Source code of charts:
= = = = =
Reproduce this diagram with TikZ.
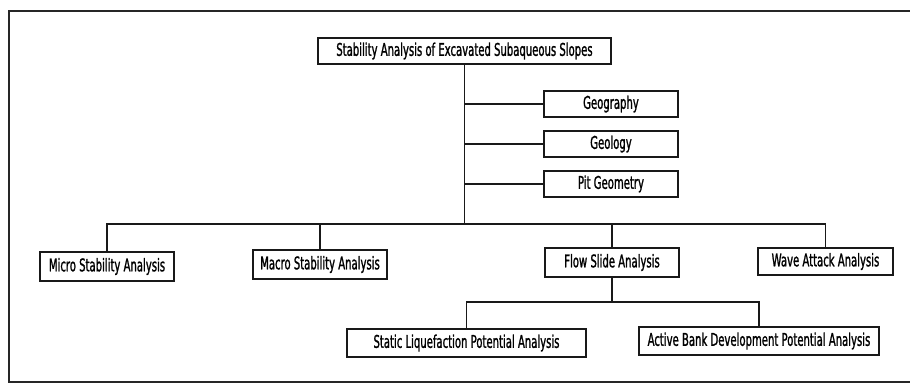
\documentclass[tikz,border=0pt]{standalone}
\usepackage{fontspec}
\newfontfamily\plotfont[FakeStretch=0.64, FakeBold=1.2]{DejaVu Sans Condensed}
\begin{document}
\begin{tikzpicture}[x=1pt,y=-1pt,
  every node/.style={font=\plotfont\fontsize{17.5}{18}\selectfont, inner sep=0pt},
  box/.style={draw=black!90, line width=1.4pt, minimum height=27pt, anchor=center},
  link/.style={draw=black!90, line width=1.4pt},
  frame/.style={draw=black!85, line width=2.6pt}]
\useasboundingbox (0,0) rectangle (910,383);
% open frame around the chart
\draw[frame] (910,11) -- (9,11) -- (9,382) -- (910,382);

% boxes
\node[box, minimum width=293pt, minimum height=26pt] (top) at (464.5,51) {Stability Analysis of Excavated Subaqueous Slopes};
\node[box, minimum width=134pt, minimum height=26pt] (geo) at (611,104) {Geography};
\node[box, minimum width=134pt, minimum height=26pt] (geol) at (611,144) {Geology};
\node[box, minimum width=134pt, minimum height=26pt] (pit) at (611,184) {Pit Geometry};
\node[box, minimum width=134pt, minimum height=29pt] (micro) at (107,266.5) {Micro Stability Analysis};
\node[box, minimum width=134pt, minimum height=29pt] (macro) at (320,264.5) {Macro Stability Analysis};
\node[box, minimum width=134pt, minimum height=29pt] (flow) at (612,262.5) {Flow Slide Analysis};
\node[box, minimum width=135pt] (wave) at (825.5,261.5) {Wave Attack Analysis};
\node[box, minimum width=239pt, minimum height=28pt] (static) at (466.5,343) {Static Liquefaction Potential Analysis};
\node[box, minimum width=240pt, minimum height=28pt] (active) at (759,341) {Active Bank Development Potential Analysis};

% bus levels
\coordinate (bus) at (0,224);
\coordinate (sub) at (0,302);

% connectors
\draw[link] (top.south) -- (top.south |- bus);
\draw[link] (geo.west) -- (geo.west -| top.south);
\draw[link] (geol.west) -- (geol.west -| top.south);
\draw[link] (pit.west) -- (pit.west -| top.south);
\draw[link] (micro.north) -- (micro.north |- bus) -| (wave.north);
\draw[link] (macro.north) -- (macro.north |- bus);
\draw[link] (flow.north) -- (flow.north |- bus);
\draw[link] (flow.south) -- (flow.south |- sub);
\draw[link] (static.north) -- (static.north |- sub) -| (active.north);
\end{tikzpicture}
\end{document}
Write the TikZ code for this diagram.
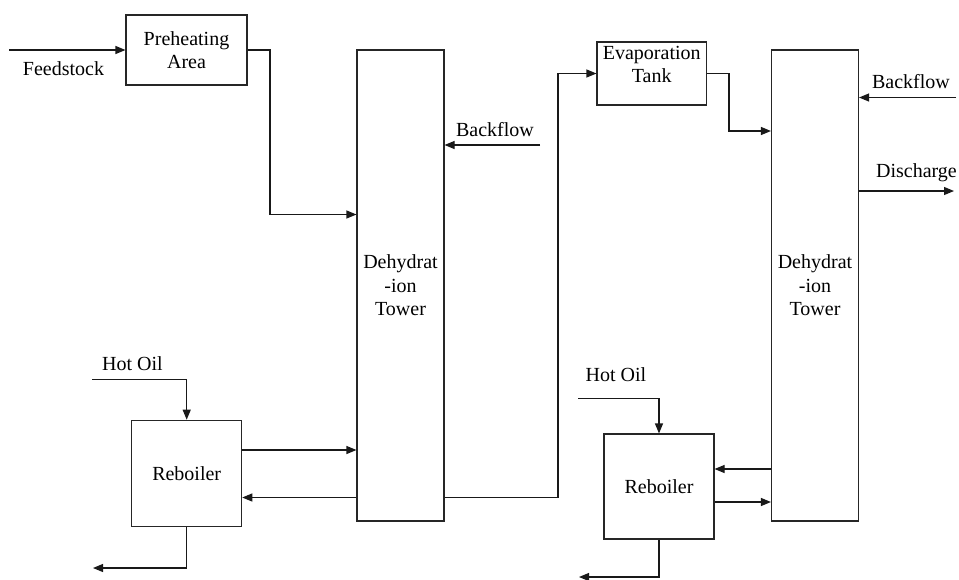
= = = = =
Problem description: Begin at the top of the material above and output each line exactly, stopping after the line that holds "(9,382) -- (910,382);". Leave out pictures.

Result of the task:
Reproduce this diagram with TikZ.
\documentclass[tikz,border=0pt]{standalone}
\usepackage{fontspec}
\newfontfamily\plotfont[FakeStretch=0.64, FakeBold=1.2]{DejaVu Sans Condensed}
\begin{document}
\begin{tikzpicture}[x=1pt,y=-1pt,
  every node/.style={font=\plotfont\fontsize{17.5}{18}\selectfont, inner sep=0pt},
  box/.style={draw=black!90, line width=1.4pt, minimum height=27pt, anchor=center},
  link/.style={draw=black!90, line width=1.4pt},
  frame/.style={draw=black!85, line width=2.6pt}]
\useasboundingbox (0,0) rectangle (910,383);
% open frame around the chart
\draw[frame] (910,11) -- (9,11) -- (9,382) -- (910,382);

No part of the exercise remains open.